Work required – Show every line in the entries below where the word "matplotlib" appears.

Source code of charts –

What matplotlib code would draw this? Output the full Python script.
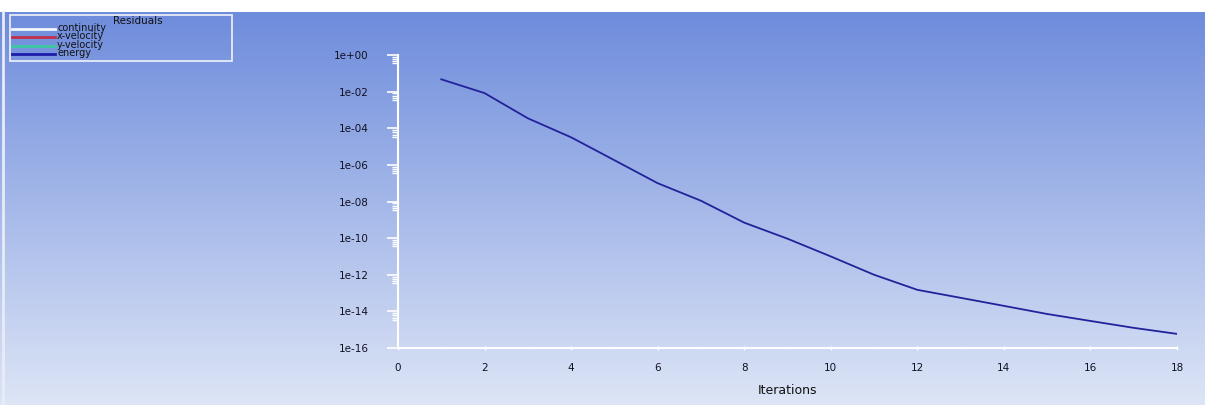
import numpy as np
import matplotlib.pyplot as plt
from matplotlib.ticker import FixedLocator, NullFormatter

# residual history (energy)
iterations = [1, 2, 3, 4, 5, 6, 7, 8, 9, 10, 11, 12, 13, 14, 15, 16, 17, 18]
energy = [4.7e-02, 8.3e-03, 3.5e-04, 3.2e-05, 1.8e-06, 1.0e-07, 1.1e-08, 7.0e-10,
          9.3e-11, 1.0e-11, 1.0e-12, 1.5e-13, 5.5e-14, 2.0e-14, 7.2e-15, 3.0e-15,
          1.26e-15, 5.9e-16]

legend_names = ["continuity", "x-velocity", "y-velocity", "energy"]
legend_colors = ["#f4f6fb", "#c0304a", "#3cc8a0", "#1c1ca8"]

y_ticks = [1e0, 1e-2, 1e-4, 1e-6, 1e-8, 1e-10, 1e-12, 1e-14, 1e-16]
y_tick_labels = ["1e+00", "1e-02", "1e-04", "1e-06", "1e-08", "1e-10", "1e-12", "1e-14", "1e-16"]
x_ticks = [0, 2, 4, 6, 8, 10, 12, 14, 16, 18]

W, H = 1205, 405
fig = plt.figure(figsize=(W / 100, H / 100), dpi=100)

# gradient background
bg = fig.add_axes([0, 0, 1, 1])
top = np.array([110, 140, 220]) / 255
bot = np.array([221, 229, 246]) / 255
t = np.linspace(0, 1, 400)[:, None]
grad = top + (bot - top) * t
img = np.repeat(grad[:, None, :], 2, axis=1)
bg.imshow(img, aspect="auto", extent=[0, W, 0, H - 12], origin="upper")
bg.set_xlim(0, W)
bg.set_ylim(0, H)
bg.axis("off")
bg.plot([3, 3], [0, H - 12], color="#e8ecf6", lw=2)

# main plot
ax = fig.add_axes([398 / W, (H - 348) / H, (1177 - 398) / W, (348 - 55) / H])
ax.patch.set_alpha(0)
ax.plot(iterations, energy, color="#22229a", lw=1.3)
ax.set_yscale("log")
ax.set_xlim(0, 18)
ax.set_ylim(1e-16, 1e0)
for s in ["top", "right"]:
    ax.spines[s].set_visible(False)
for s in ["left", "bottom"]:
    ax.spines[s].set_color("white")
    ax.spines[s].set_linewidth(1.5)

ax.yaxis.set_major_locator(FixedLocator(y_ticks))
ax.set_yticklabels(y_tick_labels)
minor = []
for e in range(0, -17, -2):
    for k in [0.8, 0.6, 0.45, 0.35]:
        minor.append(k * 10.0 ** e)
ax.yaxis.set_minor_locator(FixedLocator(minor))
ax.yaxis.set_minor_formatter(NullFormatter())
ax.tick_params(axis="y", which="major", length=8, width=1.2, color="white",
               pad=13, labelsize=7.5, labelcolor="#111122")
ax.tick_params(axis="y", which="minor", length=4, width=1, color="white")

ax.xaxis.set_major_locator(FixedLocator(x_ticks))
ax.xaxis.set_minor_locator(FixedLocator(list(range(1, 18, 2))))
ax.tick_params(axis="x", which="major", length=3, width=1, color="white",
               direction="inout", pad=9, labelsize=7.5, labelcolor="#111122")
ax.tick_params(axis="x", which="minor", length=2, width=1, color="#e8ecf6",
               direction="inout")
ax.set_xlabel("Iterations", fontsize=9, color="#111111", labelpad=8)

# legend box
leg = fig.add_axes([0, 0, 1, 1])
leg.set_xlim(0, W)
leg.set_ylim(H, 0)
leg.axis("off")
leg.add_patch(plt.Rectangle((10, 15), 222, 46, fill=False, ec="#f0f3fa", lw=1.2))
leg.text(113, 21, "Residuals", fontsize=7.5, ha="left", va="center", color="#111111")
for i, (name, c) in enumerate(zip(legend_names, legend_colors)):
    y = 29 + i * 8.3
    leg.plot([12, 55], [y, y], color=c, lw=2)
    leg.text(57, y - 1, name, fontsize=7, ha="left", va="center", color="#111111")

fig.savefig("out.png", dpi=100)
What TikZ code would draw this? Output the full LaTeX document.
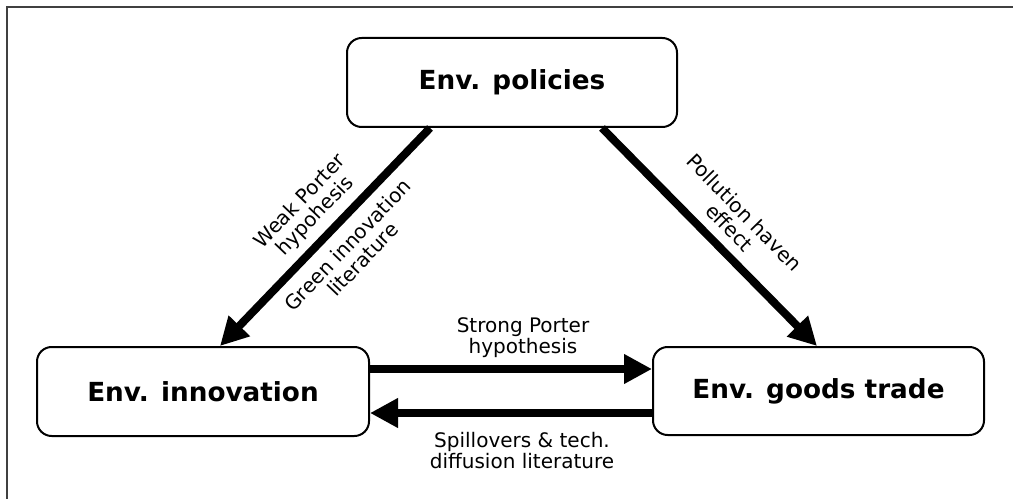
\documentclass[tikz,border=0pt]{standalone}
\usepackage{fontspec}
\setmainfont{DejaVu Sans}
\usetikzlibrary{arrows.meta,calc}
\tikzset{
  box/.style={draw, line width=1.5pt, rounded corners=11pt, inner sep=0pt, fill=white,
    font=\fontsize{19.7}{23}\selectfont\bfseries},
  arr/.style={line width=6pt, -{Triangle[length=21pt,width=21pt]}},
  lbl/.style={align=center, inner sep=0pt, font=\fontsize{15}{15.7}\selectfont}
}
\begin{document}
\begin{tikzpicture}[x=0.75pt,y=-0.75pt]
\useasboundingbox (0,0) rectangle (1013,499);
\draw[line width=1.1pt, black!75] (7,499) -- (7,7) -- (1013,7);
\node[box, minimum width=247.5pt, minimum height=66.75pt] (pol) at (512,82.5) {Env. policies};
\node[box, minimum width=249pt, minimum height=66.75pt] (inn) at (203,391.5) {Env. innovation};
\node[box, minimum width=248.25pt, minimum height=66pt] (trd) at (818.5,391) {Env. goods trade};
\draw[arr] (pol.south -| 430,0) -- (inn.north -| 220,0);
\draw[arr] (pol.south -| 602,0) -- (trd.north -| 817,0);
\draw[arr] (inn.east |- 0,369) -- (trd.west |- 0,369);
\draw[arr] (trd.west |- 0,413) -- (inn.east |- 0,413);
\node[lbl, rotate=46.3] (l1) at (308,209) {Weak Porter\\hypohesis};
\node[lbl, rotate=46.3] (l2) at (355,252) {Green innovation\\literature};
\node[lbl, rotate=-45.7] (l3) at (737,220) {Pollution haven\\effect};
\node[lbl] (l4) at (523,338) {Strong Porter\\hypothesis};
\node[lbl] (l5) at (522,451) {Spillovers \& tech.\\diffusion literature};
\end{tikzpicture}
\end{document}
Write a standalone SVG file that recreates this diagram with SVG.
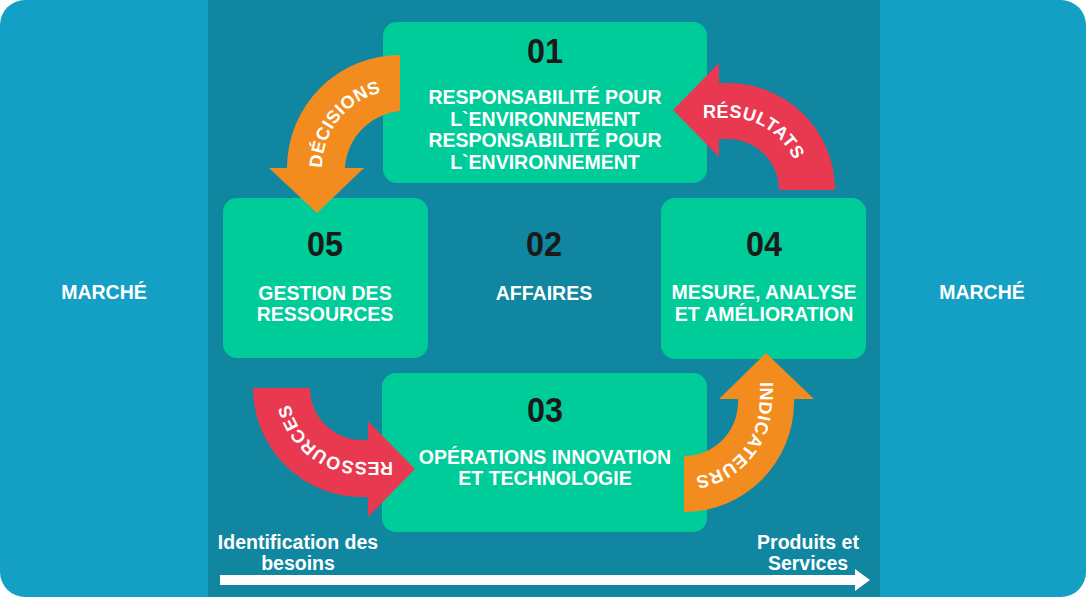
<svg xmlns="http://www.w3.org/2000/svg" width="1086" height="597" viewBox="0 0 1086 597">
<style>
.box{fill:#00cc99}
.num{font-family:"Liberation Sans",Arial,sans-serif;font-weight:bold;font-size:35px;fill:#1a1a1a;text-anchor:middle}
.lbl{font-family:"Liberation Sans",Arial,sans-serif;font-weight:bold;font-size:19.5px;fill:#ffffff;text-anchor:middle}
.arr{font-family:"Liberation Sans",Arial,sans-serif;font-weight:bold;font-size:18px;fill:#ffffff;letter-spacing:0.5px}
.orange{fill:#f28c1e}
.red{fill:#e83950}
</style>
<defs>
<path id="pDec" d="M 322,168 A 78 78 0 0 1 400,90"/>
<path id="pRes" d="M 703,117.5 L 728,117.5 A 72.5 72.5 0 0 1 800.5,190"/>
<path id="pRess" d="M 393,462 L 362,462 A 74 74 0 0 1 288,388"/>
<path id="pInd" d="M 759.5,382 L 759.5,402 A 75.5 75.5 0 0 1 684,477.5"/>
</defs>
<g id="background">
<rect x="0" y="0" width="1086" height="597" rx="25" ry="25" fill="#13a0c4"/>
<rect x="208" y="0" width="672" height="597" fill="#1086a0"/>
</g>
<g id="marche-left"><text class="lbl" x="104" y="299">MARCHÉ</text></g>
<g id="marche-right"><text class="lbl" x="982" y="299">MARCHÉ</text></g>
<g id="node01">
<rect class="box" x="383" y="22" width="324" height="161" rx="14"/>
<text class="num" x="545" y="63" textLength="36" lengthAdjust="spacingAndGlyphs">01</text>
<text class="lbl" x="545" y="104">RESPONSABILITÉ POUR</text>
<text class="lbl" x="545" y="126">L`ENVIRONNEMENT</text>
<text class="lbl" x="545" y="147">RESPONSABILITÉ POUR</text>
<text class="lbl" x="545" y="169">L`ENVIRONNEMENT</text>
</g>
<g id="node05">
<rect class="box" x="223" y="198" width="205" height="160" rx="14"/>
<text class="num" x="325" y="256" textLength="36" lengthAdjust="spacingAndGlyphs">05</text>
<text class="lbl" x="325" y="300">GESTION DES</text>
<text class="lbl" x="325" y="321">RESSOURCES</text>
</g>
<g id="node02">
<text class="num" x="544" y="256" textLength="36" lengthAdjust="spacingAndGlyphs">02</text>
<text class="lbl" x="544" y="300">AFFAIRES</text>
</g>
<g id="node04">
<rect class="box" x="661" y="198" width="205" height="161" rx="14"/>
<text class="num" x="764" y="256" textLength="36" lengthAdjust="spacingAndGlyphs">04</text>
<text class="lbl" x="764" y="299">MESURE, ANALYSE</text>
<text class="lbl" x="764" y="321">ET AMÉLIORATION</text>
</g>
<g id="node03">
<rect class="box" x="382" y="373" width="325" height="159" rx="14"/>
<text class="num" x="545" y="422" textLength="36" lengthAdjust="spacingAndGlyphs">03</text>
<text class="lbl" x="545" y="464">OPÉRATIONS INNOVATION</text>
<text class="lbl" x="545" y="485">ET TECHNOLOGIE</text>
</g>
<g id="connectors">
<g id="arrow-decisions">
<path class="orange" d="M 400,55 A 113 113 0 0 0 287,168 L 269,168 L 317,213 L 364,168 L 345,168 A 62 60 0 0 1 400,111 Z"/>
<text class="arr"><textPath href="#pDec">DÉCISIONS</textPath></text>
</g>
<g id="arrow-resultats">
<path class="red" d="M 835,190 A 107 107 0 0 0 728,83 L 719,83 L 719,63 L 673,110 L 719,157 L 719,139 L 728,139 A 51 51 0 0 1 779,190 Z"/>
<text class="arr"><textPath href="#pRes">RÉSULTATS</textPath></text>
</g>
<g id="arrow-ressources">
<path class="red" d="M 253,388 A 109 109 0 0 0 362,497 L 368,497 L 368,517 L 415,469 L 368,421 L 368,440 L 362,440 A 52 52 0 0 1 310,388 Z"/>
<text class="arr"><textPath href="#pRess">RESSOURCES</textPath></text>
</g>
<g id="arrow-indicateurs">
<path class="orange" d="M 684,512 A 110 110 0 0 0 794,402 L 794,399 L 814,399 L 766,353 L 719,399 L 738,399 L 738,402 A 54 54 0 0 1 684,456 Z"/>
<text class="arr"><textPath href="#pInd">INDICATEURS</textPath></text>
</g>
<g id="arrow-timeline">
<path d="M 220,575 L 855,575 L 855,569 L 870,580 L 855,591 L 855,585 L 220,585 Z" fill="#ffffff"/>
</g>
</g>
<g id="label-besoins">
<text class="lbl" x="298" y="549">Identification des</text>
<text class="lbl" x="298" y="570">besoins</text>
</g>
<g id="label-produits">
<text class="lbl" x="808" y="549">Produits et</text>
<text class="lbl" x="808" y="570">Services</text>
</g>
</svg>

The reply –
What matplotlib code would draw this? Output the full Python script.
import matplotlib.pyplot as plt
from matplotlib.ticker import FixedLocator, NullFormatter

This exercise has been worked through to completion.